Work to complete: Copy the data exactly as it appears, and do not include any pictures.

Data section:

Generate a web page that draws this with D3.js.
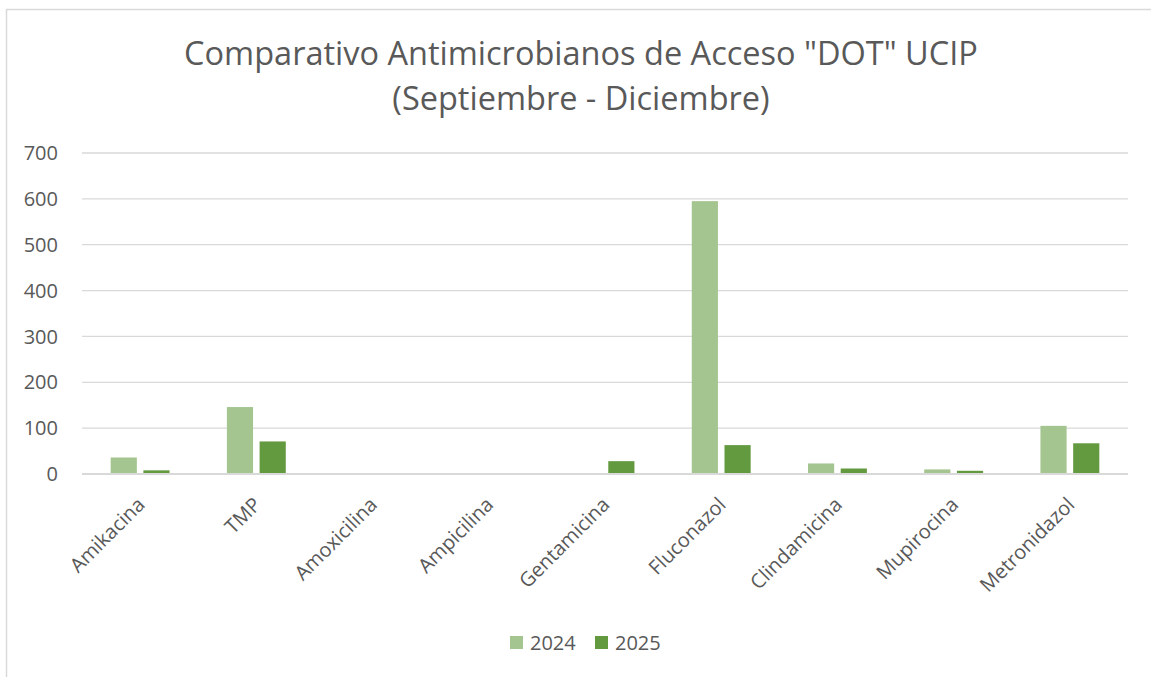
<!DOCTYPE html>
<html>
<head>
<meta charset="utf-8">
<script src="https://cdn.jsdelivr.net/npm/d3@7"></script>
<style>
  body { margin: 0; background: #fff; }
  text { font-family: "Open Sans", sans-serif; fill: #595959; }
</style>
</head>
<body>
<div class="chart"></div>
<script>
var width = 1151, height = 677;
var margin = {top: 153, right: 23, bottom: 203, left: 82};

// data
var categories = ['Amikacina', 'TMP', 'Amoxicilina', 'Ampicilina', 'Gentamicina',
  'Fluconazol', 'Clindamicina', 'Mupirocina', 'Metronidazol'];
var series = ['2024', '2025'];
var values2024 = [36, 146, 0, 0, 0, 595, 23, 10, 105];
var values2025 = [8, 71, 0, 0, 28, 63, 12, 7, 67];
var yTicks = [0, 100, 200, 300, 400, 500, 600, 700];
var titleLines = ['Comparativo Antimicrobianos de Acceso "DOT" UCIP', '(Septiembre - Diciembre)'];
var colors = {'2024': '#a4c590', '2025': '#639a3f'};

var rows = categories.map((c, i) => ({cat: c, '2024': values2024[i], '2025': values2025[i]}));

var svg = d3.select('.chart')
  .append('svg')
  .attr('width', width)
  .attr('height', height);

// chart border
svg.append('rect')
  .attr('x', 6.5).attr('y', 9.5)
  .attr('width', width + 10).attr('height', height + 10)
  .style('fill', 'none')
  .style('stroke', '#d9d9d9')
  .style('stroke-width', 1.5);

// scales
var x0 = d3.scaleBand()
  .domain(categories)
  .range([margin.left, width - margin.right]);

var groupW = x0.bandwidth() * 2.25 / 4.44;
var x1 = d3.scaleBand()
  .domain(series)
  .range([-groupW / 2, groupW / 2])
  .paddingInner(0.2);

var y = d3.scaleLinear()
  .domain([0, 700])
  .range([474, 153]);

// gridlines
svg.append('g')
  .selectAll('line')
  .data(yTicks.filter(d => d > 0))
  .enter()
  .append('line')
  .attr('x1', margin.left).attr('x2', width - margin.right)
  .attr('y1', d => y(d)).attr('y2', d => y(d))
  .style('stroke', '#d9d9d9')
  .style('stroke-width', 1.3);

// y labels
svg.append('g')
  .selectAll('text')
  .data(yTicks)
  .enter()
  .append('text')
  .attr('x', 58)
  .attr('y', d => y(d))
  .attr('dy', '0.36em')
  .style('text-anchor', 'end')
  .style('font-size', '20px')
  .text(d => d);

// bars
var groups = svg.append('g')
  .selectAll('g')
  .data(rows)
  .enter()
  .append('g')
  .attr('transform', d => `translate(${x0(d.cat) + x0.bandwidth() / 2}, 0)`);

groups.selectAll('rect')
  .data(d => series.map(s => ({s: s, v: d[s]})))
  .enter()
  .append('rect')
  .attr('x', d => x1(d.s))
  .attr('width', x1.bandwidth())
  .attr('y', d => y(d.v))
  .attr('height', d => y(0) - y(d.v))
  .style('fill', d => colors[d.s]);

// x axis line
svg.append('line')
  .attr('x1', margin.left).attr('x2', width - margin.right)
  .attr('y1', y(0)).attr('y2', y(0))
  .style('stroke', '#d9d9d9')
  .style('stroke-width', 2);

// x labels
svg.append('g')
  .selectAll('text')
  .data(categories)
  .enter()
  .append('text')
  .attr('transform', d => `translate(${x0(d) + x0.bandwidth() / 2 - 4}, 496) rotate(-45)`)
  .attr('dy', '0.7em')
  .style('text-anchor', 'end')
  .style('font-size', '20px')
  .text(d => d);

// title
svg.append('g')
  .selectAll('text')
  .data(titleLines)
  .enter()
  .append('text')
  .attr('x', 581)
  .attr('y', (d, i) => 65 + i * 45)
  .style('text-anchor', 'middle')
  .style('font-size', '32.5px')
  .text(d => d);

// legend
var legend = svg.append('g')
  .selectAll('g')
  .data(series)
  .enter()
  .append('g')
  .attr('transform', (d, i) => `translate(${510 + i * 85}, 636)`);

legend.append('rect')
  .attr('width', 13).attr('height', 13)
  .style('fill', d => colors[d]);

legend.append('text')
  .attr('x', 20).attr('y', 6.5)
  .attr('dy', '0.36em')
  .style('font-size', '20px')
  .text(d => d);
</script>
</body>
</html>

Result:
Generate a web page that draws this with D3.js.
<!DOCTYPE html>
<html>
<head>
<meta charset="utf-8">
<script src="https://cdn.jsdelivr.net/npm/d3@7"></script>
<style>
  body { margin: 0; background: #fff; }
  text { font-family: "Open Sans", sans-serif; fill: #595959; }
</style>
</head>
<body>
<div class="chart"></div>
<script>
var width = 1151, height = 677;
var margin = {top: 153, right: 23, bottom: 203, left: 82};

// data
var categories = ['Amikacina', 'TMP', 'Amoxicilina', 'Ampicilina', 'Gentamicina',
  'Fluconazol', 'Clindamicina', 'Mupirocina', 'Metronidazol'];
var series = ['2024', '2025'];
var values2024 = [36, 146, 0, 0, 0, 595, 23, 10, 105];
var values2025 = [8, 71, 0, 0, 28, 63, 12, 7, 67];
var yTicks = [0, 100, 200, 300, 400, 500, 600, 700];
var titleLines = ['Comparativo Antimicrobianos de Acceso "DOT" UCIP', '(Septiembre - Diciembre)'];
var colors = {'2024': '#a4c590', '2025': '#639a3f'};

var rows = categories.map((c, i) => ({cat: c, '2024': values2024[i], '2025': values2025[i]}));

var svg = d3.select('.chart')
  .append('svg')
  .attr('width', width)
  .attr('height', height);

// chart border
svg.append('rect')
  .attr('x', 6.5).attr('y', 9.5)
  .attr('width', width + 10).attr('height', height + 10)
  .style('fill', 'none')
  .style('stroke', '#d9d9d9')
  .style('stroke-width', 1.5);

// scales
var x0 = d3.scaleBand()
  .domain(categories)
  .range([margin.left, width - margin.right]);

var groupW = x0.bandwidth() * 2.25 / 4.44;
var x1 = d3.scaleBand()
  .domain(series)
  .range([-groupW / 2, groupW / 2])
  .paddingInner(0.2);

var y = d3.scaleLinear()
  .domain([0, 700])
  .range([474, 153]);

// gridlines
svg.append('g')
  .selectAll('line')
  .data(yTicks.filter(d => d > 0))
  .enter()
  .append('line')
  .attr('x1', margin.left).attr('x2', width - margin.right)
  .attr('y1', d => y(d)).attr('y2', d => y(d))
  .style('stroke', '#d9d9d9')
  .style('stroke-width', 1.3);

// y labels
svg.append('g')
  .selectAll('text')
  .data(yTicks)
  .enter()
  .append('text')
  .attr('x', 58)
  .attr('y', d => y(d))
  .attr('dy', '0.36em')
  .style('text-anchor', 'end')
  .style('font-size', '20px')
  .text(d => d);

// bars
var groups = svg.append('g')
  .selectAll('g')
  .data(rows)
  .enter()
  .append('g')
  .attr('transform', d => `translate(${x0(d.cat) + x0.bandwidth() / 2}, 0)`);

groups.selectAll('rect')
  .data(d => series.map(s => ({s: s, v: d[s]})))
  .enter()
  .append('rect')
  .attr('x', d => x1(d.s))
  .attr('width', x1.bandwidth())
  .attr('y', d => y(d.v))
  .attr('height', d => y(0) - y(d.v))
  .style('fill', d => colors[d.s]);

// x axis line
svg.append('line')
  .attr('x1', margin.left).attr('x2', width - margin.right)
  .attr('y1', y(0)).attr('y2', y(0))
  .style('stroke', '#d9d9d9')
  .style('stroke-width', 2);

// x labels
svg.append('g')
  .selectAll('text')
  .data(categories)
  .enter()
  .append('text')
  .attr('transform', d => `translate(${x0(d) + x0.bandwidth() / 2 - 4}, 496) rotate(-45)`)
  .attr('dy', '0.7em')
  .style('text-anchor', 'end')
  .style('font-size', '20px')
  .text(d => d);

// title
svg.append('g')
  .selectAll('text')
  .data(titleLines)
  .enter()
  .append('text')
  .attr('x', 581)
  .attr('y', (d, i) => 65 + i * 45)
  .style('text-anchor', 'middle')
  .style('font-size', '32.5px')
  .text(d => d);

// legend
var legend = svg.append('g')
  .selectAll('g')
  .data(series)
  .enter()
  .append('g')
  .attr('transform', (d, i) => `translate(${510 + i * 85}, 636)`);

legend.append('rect')
  .attr('width', 13).attr('height', 13)
  .style('fill', d => colors[d]);

legend.append('text')
  .attr('x', 20).attr('y', 6.5)
  .attr('dy', '0.36em')
  .style('font-size', '20px')
  .text(d => d);
</script>
</body>
</html>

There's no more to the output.